▸ **Data block**:
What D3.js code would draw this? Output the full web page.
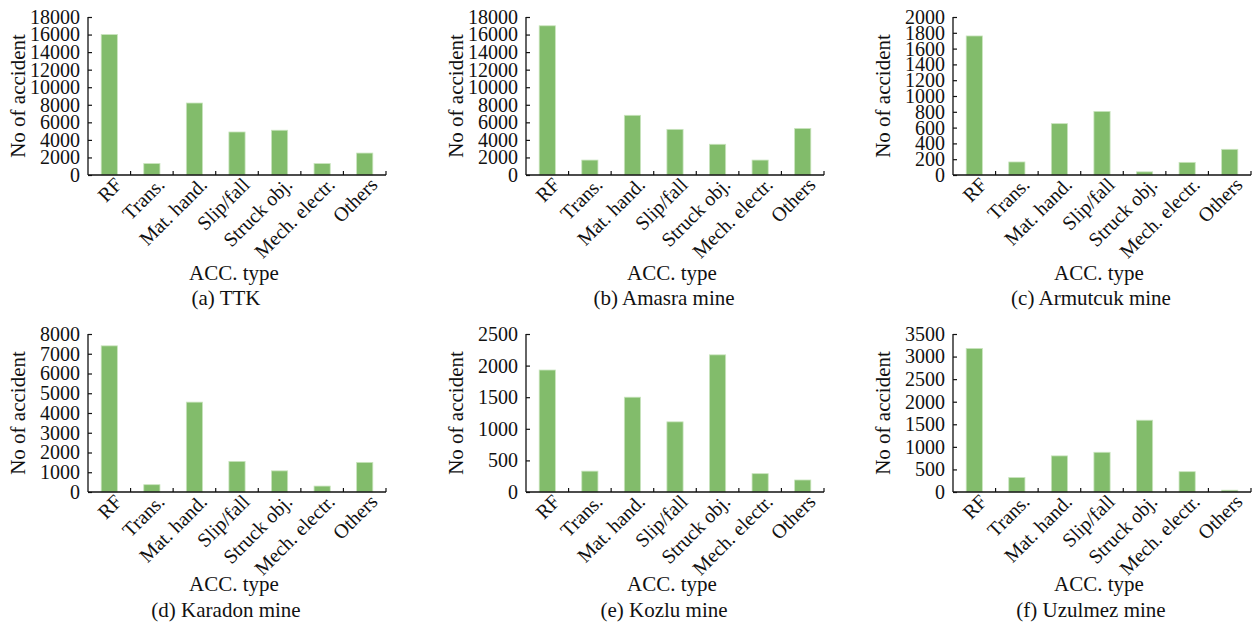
<!DOCTYPE html>
<html>
<head>
<meta charset="utf-8">
<script src="https://cdn.jsdelivr.net/npm/d3@7"></script>
<style>
  html, body { margin: 0; padding: 0; background: #fff; }
  svg text { font-family: "Liberation Serif", "Times New Roman", serif; fill: #111; }
</style>
</head>
<body>
<svg id="chart" width="1252" height="629"></svg>
<script>
const categories = ["RF", "Trans.", "Mat. hand.", "Slip/fall", "Struck obj.", "Mech. electr.", "Others"];

const panelTitles = ["(a) TTK", "(b) Amasra mine", "(c) Armutcuk mine", "(d) Karadon mine", "(e) Kozlu mine", "(f) Uzulmez mine"];

const ttkValues      = [16000, 1300, 8200, 4900, 5100, 1300, 2500];
const amasraValues   = [17000, 1700, 6800, 5200, 3500, 1700, 5300];
const armutcukValues = [1760, 165, 650, 805, 40, 160, 325];
const karadonValues  = [7400, 370, 4550, 1550, 1070, 300, 1500];
const kozluValues    = [1930, 330, 1500, 1110, 2170, 290, 190];
const uzulmezValues  = [3180, 320, 800, 880, 1590, 450, 40];

const ttkTicks      = [0, 2000, 4000, 6000, 8000, 10000, 12000, 14000, 16000, 18000];
const amasraTicks   = [0, 2000, 4000, 6000, 8000, 10000, 12000, 14000, 16000, 18000];
const armutcukTicks = [0, 200, 400, 600, 800, 1000, 1200, 1400, 1600, 1800, 2000];
const karadonTicks  = [0, 1000, 2000, 3000, 4000, 5000, 6000, 7000, 8000];
const kozluTicks    = [0, 500, 1000, 1500, 2000, 2500];
const uzulmezTicks  = [0, 500, 1000, 1500, 2000, 2500, 3000, 3500];

const xAxisTitle = "ACC. type";
const yAxisTitle = "No of accident";

const panels = [
  { values: ttkValues,      ticks: ttkTicks,      x0: 88,  top: 17,  bottom: 175, accDy: 105, capDy: 130 },
  { values: amasraValues,   ticks: amasraTicks,   x0: 526, top: 17,  bottom: 175, accDy: 105, capDy: 130 },
  { values: armutcukValues, ticks: armutcukTicks, x0: 953, top: 17,  bottom: 175, accDy: 105, capDy: 130 },
  { values: karadonValues,  ticks: karadonTicks,  x0: 88,  top: 334, bottom: 492, accDy: 99,  capDy: 125 },
  { values: kozluValues,    ticks: kozluTicks,    x0: 526, top: 334, bottom: 492, accDy: 99,  capDy: 125 },
  { values: uzulmezValues,  ticks: uzulmezTicks,  x0: 953, top: 334, bottom: 492, accDy: 99,  capDy: 125 }
];

const svg = d3.select("#chart");
const axisWidth = 298;
const tickFont = 20;
const labelFont = 20;
const titleFont = 21;

panels.forEach((p, i) => {
  const g = svg.append("g");
  const x = d3.scaleBand().domain(categories).range([p.x0, p.x0 + axisWidth]).paddingInner(0.62).paddingOuter(0.31);
  const xb = d3.scaleBand().domain(categories).range([p.x0, p.x0 + axisWidth]);
  const y = d3.scaleLinear().domain([p.ticks[0], p.ticks[p.ticks.length - 1]]).range([p.bottom, p.top]);

  // bars
  g.selectAll("rect.bar").data(p.values).join("rect")
    .attr("class", "bar")
    .attr("x", (d, j) => x(categories[j]))
    .attr("width", x.bandwidth())
    .attr("y", d => y(d))
    .attr("height", d => y(0) - y(d))
    .attr("fill", "#82bc6b")
    .attr("stroke", "#c9e4bd")
    .attr("stroke-width", 0.8);

  // y axis
  const yAxis = d3.axisLeft(y).tickValues(p.ticks).tickSize(-4).tickPadding(8).tickFormat(d3.format("d"));
  const ya = g.append("g").attr("transform", `translate(${p.x0},0)`).call(yAxis);
  ya.select(".domain").attr("d", `M0,${p.top}V${p.bottom}`).attr("stroke", "#111").attr("stroke-width", 1.3);
  ya.selectAll(".tick line").attr("stroke", "#111").attr("stroke-width", 1.2);
  ya.selectAll(".tick text").attr("font-size", tickFont).attr("font-family", "Liberation Serif").attr("fill", "#111");

  // x axis with ticks at band boundaries
  const xa = g.append("g").attr("transform", `translate(0,${p.bottom})`);
  xa.append("line").attr("x1", p.x0).attr("x2", p.x0 + axisWidth).attr("y1", 0).attr("y2", 0)
    .attr("stroke", "#111").attr("stroke-width", 1.3);
  const bounds = categories.slice(1).map(c => xb(c)).concat([p.x0 + axisWidth]);
  xa.selectAll("line.tk").data(bounds).join("line").attr("class", "tk")
    .attr("x1", d => d).attr("x2", d => d).attr("y1", 0).attr("y2", -4)
    .attr("stroke", "#111").attr("stroke-width", 1.2);
  xa.selectAll("text.lbl").data(categories).join("text").attr("class", "lbl")
    .attr("transform", c => `translate(${xb(c) + xb.bandwidth() / 2 + 9},${6}) rotate(-45)`)
    .attr("text-anchor", "end")
    .attr("dy", "0.35em")
    .attr("font-size", labelFont)
    .text(c => c);

  // y title
  g.append("text")
    .attr("transform", `translate(${p.x0 - 63},${(p.top + p.bottom) / 2}) rotate(-90)`)
    .attr("text-anchor", "middle")
    .attr("font-size", titleFont)
    .text(yAxisTitle);

  // x title
  g.append("text")
    .attr("x", p.x0 + 146).attr("y", p.bottom + p.accDy)
    .attr("text-anchor", "middle")
    .attr("font-size", titleFont)
    .text(xAxisTitle);

  // panel caption
  g.append("text")
    .attr("x", p.x0 + 138).attr("y", p.bottom + p.capDy)
    .attr("text-anchor", "middle")
    .attr("font-size", titleFont)
    .text(panelTitles[i]);
});
</script>
</body>
</html>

▸ **What you have to do**: Write out the listing word for word, omitting the pictures it holds.

▸ **Response to the task**:
What D3.js code would draw this? Output the full web page.
<!DOCTYPE html>
<html>
<head>
<meta charset="utf-8">
<script src="https://cdn.jsdelivr.net/npm/d3@7"></script>
<style>
  html, body { margin: 0; padding: 0; background: #fff; }
  svg text { font-family: "Liberation Serif", "Times New Roman", serif; fill: #111; }
</style>
</head>
<body>
<svg id="chart" width="1252" height="629"></svg>
<script>
const categories = ["RF", "Trans.", "Mat. hand.", "Slip/fall", "Struck obj.", "Mech. electr.", "Others"];

const panelTitles = ["(a) TTK", "(b) Amasra mine", "(c) Armutcuk mine", "(d) Karadon mine", "(e) Kozlu mine", "(f) Uzulmez mine"];

const ttkValues      = [16000, 1300, 8200, 4900, 5100, 1300, 2500];
const amasraValues   = [17000, 1700, 6800, 5200, 3500, 1700, 5300];
const armutcukValues = [1760, 165, 650, 805, 40, 160, 325];
const karadonValues  = [7400, 370, 4550, 1550, 1070, 300, 1500];
const kozluValues    = [1930, 330, 1500, 1110, 2170, 290, 190];
const uzulmezValues  = [3180, 320, 800, 880, 1590, 450, 40];

const ttkTicks      = [0, 2000, 4000, 6000, 8000, 10000, 12000, 14000, 16000, 18000];
const amasraTicks   = [0, 2000, 4000, 6000, 8000, 10000, 12000, 14000, 16000, 18000];
const armutcukTicks = [0, 200, 400, 600, 800, 1000, 1200, 1400, 1600, 1800, 2000];
const karadonTicks  = [0, 1000, 2000, 3000, 4000, 5000, 6000, 7000, 8000];
const kozluTicks    = [0, 500, 1000, 1500, 2000, 2500];
const uzulmezTicks  = [0, 500, 1000, 1500, 2000, 2500, 3000, 3500];

const xAxisTitle = "ACC. type";
const yAxisTitle = "No of accident";

const panels = [
  { values: ttkValues,      ticks: ttkTicks,      x0: 88,  top: 17,  bottom: 175, accDy: 105, capDy: 130 },
  { values: amasraValues,   ticks: amasraTicks,   x0: 526, top: 17,  bottom: 175, accDy: 105, capDy: 130 },
  { values: armutcukValues, ticks: armutcukTicks, x0: 953, top: 17,  bottom: 175, accDy: 105, capDy: 130 },
  { values: karadonValues,  ticks: karadonTicks,  x0: 88,  top: 334, bottom: 492, accDy: 99,  capDy: 125 },
  { values: kozluValues,    ticks: kozluTicks,    x0: 526, top: 334, bottom: 492, accDy: 99,  capDy: 125 },
  { values: uzulmezValues,  ticks: uzulmezTicks,  x0: 953, top: 334, bottom: 492, accDy: 99,  capDy: 125 }
];

const svg = d3.select("#chart");
const axisWidth = 298;
const tickFont = 20;
const labelFont = 20;
const titleFont = 21;

panels.forEach((p, i) => {
  const g = svg.append("g");
  const x = d3.scaleBand().domain(categories).range([p.x0, p.x0 + axisWidth]).paddingInner(0.62).paddingOuter(0.31);
  const xb = d3.scaleBand().domain(categories).range([p.x0, p.x0 + axisWidth]);
  const y = d3.scaleLinear().domain([p.ticks[0], p.ticks[p.ticks.length - 1]]).range([p.bottom, p.top]);

  // bars
  g.selectAll("rect.bar").data(p.values).join("rect")
    .attr("class", "bar")
    .attr("x", (d, j) => x(categories[j]))
    .attr("width", x.bandwidth())
    .attr("y", d => y(d))
    .attr("height", d => y(0) - y(d))
    .attr("fill", "#82bc6b")
    .attr("stroke", "#c9e4bd")
    .attr("stroke-width", 0.8);

  // y axis
  const yAxis = d3.axisLeft(y).tickValues(p.ticks).tickSize(-4).tickPadding(8).tickFormat(d3.format("d"));
  const ya = g.append("g").attr("transform", `translate(${p.x0},0)`).call(yAxis);
  ya.select(".domain").attr("d", `M0,${p.top}V${p.bottom}`).attr("stroke", "#111").attr("stroke-width", 1.3);
  ya.selectAll(".tick line").attr("stroke", "#111").attr("stroke-width", 1.2);
  ya.selectAll(".tick text").attr("font-size", tickFont).attr("font-family", "Liberation Serif").attr("fill", "#111");

  // x axis with ticks at band boundaries
  const xa = g.append("g").attr("transform", `translate(0,${p.bottom})`);
  xa.append("line").attr("x1", p.x0).attr("x2", p.x0 + axisWidth).attr("y1", 0).attr("y2", 0)
    .attr("stroke", "#111").attr("stroke-width", 1.3);
  const bounds = categories.slice(1).map(c => xb(c)).concat([p.x0 + axisWidth]);
  xa.selectAll("line.tk").data(bounds).join("line").attr("class", "tk")
    .attr("x1", d => d).attr("x2", d => d).attr("y1", 0).attr("y2", -4)
    .attr("stroke", "#111").attr("stroke-width", 1.2);
  xa.selectAll("text.lbl").data(categories).join("text").attr("class", "lbl")
    .attr("transform", c => `translate(${xb(c) + xb.bandwidth() / 2 + 9},${6}) rotate(-45)`)
    .attr("text-anchor", "end")
    .attr("dy", "0.35em")
    .attr("font-size", labelFont)
    .text(c => c);

  // y title
  g.append("text")
    .attr("transform", `translate(${p.x0 - 63},${(p.top + p.bottom) / 2}) rotate(-90)`)
    .attr("text-anchor", "middle")
    .attr("font-size", titleFont)
    .text(yAxisTitle);

  // x title
  g.append("text")
    .attr("x", p.x0 + 146).attr("y", p.bottom + p.accDy)
    .attr("text-anchor", "middle")
    .attr("font-size", titleFont)
    .text(xAxisTitle);

  // panel caption
  g.append("text")
    .attr("x", p.x0 + 138).attr("y", p.bottom + p.capDy)
    .attr("text-anchor", "middle")
    .attr("font-size", titleFont)
    .text(panelTitles[i]);
});
</script>
</body>
</html>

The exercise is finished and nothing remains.